Что тут добавить? Возможно, я испытал то же, что и Ньютон, когда получил яблоком по голове, или же Менделеев, подскочивший во сне от представшей его взору готовенькой таблицы химических элементов. А в чём, извините, разница? Восторги познания у всякого похожи, по крайней мере, поначалу.
Мне же оставалось лишь закрепить личное открытие опытным путём, то есть, не глядя на Вальку, выйти из-за груши и убедиться, что я невидимка.
Я вжал шею в плечи и вышел... В тот самый момент, когда в палисадник влетел будущий проректор тамбовского пединститута Вова Окатов и крикнул своей "под Котовского" обритой головой — "Я с вами, ребя!"
Несколько позднее, учась на философском факультете МГУ, я понял, что в пять лет был солипсистом.
Кто знает, не захватил ли тогда, в детстве, неокрепший мой разум француз Клод Брюне? Этот чудак из XVII века был единственным, кто отстаивал солипсизм в его абсолютном выражении. То есть — всё существует только в МОЁМ сознании, а я сам — единственная реальность. Стало быть, если нет меня, то нет ничего! И есть лишь то, что порождает МОЁ сознание. Но как смог этот Клод проникнуть ко мне в разум? И на целых двадцать секунд превратить в субъективного идеалиста наиболее тяжелой, радикальной формы? Ведь потом в мировой философии все лишь бежали от солипсизма Брюне. Те же Дж. Беркли, Мах, Шуппе. Бежали в идеализм, но объективный, подгребая опыт самого Платона, или субъективный, но облагороженный, как у Декарта, с его: "Мыслю, следовательно существую!"...
Ленин тоже не остался равнодушен к солипсизму. Обнаружив его в неприятном эмпириокритицизме, Ильич вначале поглумился над Махом и Авенариусом, а затем грубо, по-пролетарски разнёс голову идеализму вообще — и субъективному, и объективному, включая побочные извращения.
Вот я и подумал — а что бы со мной могло случиться в дальнейшей жизни, если бы с пяти лет я так и остался ортодоксальным, в духе француза Клода Брюне — солипсистом?
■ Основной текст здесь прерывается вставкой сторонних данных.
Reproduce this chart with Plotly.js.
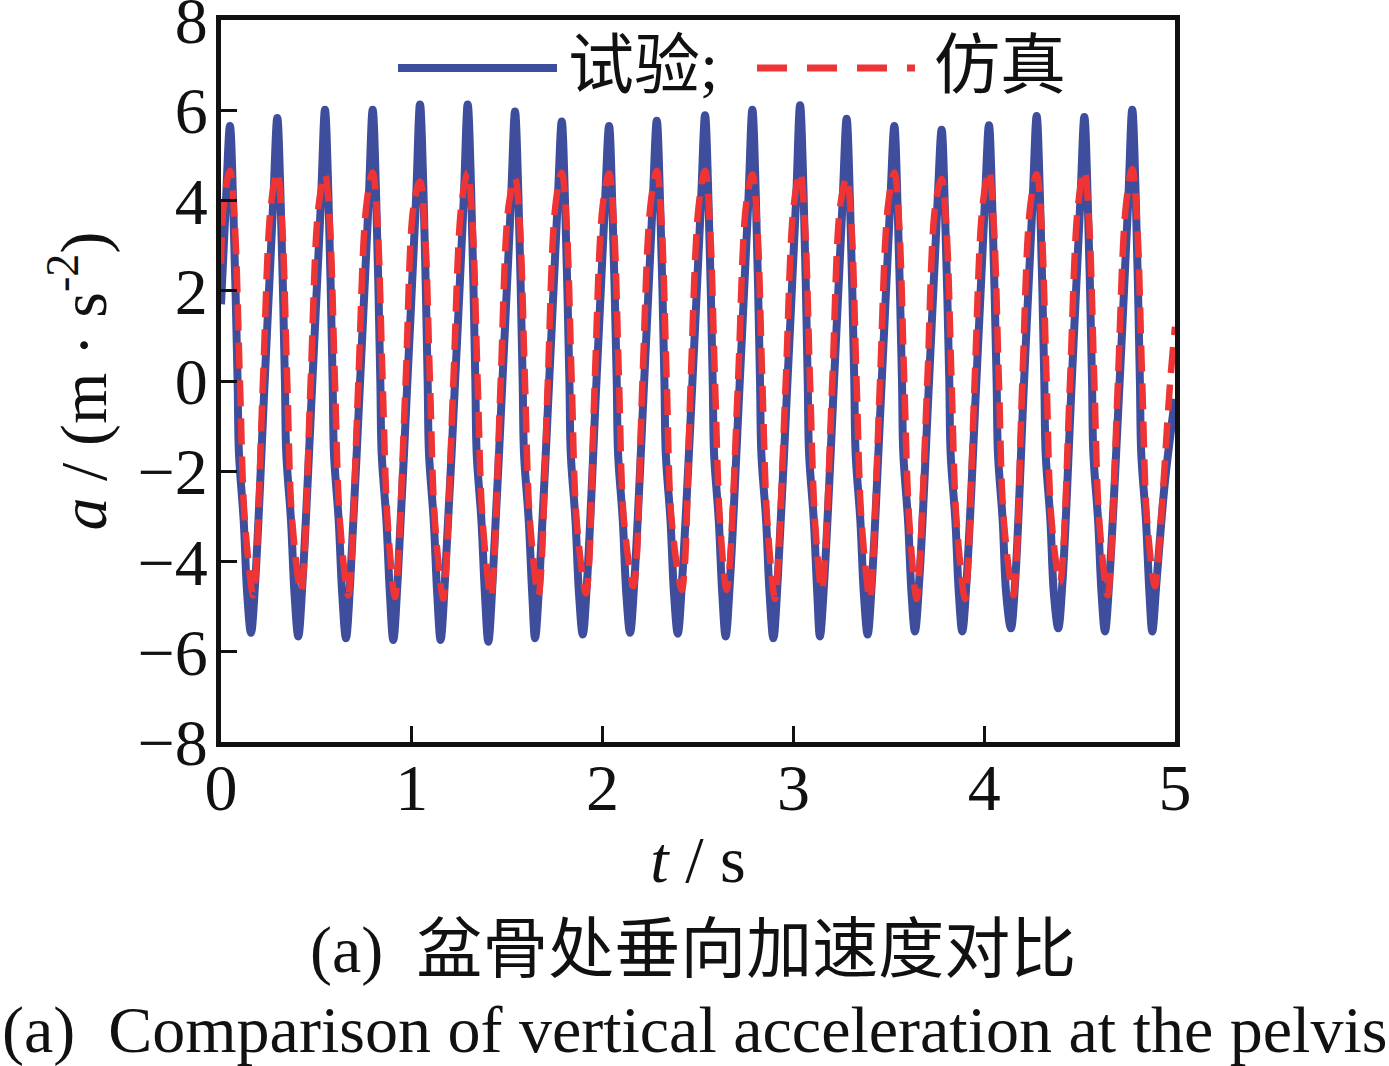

Как хорошо, что удалось мне тогда, прямо под нашей дворовой грушей — вытряхнуть из своего сознания вредную головоломку чуждого мышления...


ПОД СТОЛОМ


— И какая скорость у медведя? — интересуется Сенечкин. Из папиных послевоенных друзей он самый маленький ростом, зато жена у него жутко красивая! Глаза всегда смеются, а губы красные, как кумач.
Я прячусь под столом, накрытым праздничной скатертью почти до самого пола. Наверху папа и гости дегустируют "вырви глаз". Давно мне хочется прояснить, отчего всегда так веселятся гости, собираясь у нас? Уши мои торчат под столом, как у гребнепалого тушканчика.
— От медведя в тайге никому не удряпать! — с гордым вызовом заявляет папа. — Наш сибирский мишака шпарит по пересечённой со скоростью шестьдесят кэмэ в час, а по деревьям карабкается ловчее любой шимпанзе! — Все тут же бурно чокаются за нечеловеческие способности косолапого.
Папе и гостям немного больше тридцати, семь лет прошло, как отвоевали с фрицами, каждый был не раз ранен, но в них кипит радость, я это осязаю через стол, не понимая причины самого кипения.
— Росточком Хозяин бывает — внимание! — до трёх метров! — продолжает самтью шестьдесят кэмэ в час изумлять гостей папа. — А весит, как полуторка, и одним ударом ломает кабана, и — прошу особого внимания! — взрослого сохатого... пополам!